M. Mantegazza gives a very skilful analysis of the "moderators and disturbers of expression," referring to his earlier work the "Physiology of Pain" for further details. In the next chapter he treats of the criteria for the determination of the strength of an emotion with reference to the accompanying expression. In addition to the force and the persistency of the contraction of the expressing muscles, there is a diffusion of expression in gradually increasing circles from the face downwards to the legs, and lastly, alternate contractions and relaxations of the muscles according to the intensity of the central movement which accompanies the emotion. The expression of pleasure is always centrifugal, that of pain being centripetal, tending to bring the arms and lower limbs towards the median line of the body. In dealing with the criteria for judging the moral work of a physiognomy, we are told that the two most certain signs of a good face, are the permanent expression of benevolence, and the absolute absence of all hypocrisy. Let us add the remark, accredited to Charles Dickens, that it is advisable to see how a person looks when silent and apparently unobserved. There are two sources of error in forming that judgment, one arising from the fact that beautiful things give pleasure, the chances of error increasing when a man has to judge a woman, or vice versa; the other is due to a false induction, from the observed association in one individual of a particular physical feature with a special moral character. The anatomical characters of the intelligent face and of the stupid face are given in a tabulated form, but M. Mantegazza states that the most important characters are those drawn from the expression, the two great centres of which are the eye and the mouth. Probably the non-observation of the expression accounts for the mistake made by Goethe, who, when dining at the house of an Englishman, was struck with the intellectual appearance of one of the guests and thought he must be a man of genius. Goethe anticipated pleasure in hearing him speak, but great was his horror, when apple dumplings were placed on the table, to hear the guest shout out "them's the jockies for me"!

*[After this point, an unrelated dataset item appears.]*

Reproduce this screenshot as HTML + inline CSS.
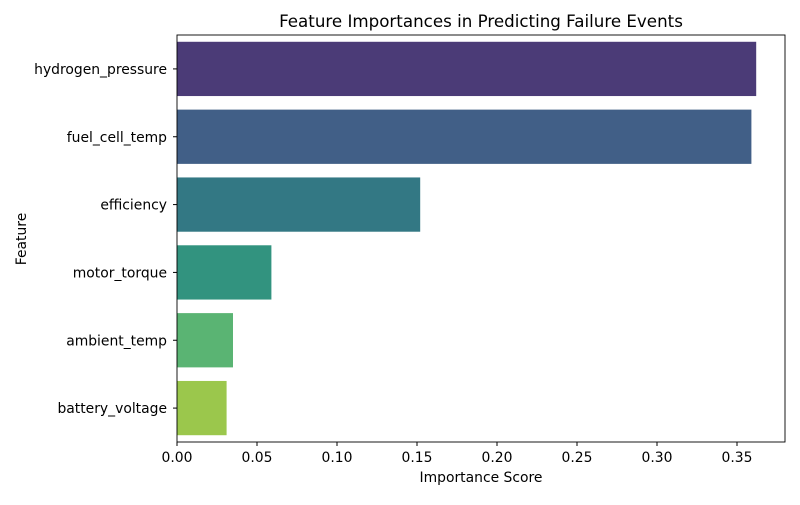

In an appendix the author treats of the eyes, hair, and beard among the Italian races, which gives numerous statistics collected by the Italian Anthropological Society. It appears that the men of Tuscany as well as of Piedmont are noted for scantiness of beard. Probably this fact is due to the existence of a special race element, rather than a difference of climate as would seem to be suggested. The presence of red hair in all parts of Italy, although only in small quantities, is also difficult of explanation. Strange to say it is the most common in regions which are poorest in fair hair. From this we must suppose it to have some relation to dark hair, an opinion which agrees with the observation that in England dark hair in young children is sometimes interspersed with red hairs, which either change or disappear with age. The hair is known to darken considerably after puberty is reached, and possibly red hair may be due to the persistence, through special conditions of which we are not aware, of an infantile character.

We must not leave M. Mantegazza's excellent and entertaining work without referring to the plates given in the Appendix, among which are morphological, æsthetic, and intellectual trees of the human race, and figures of ethnic types illustrative of remarks made in the text. It also has a good index.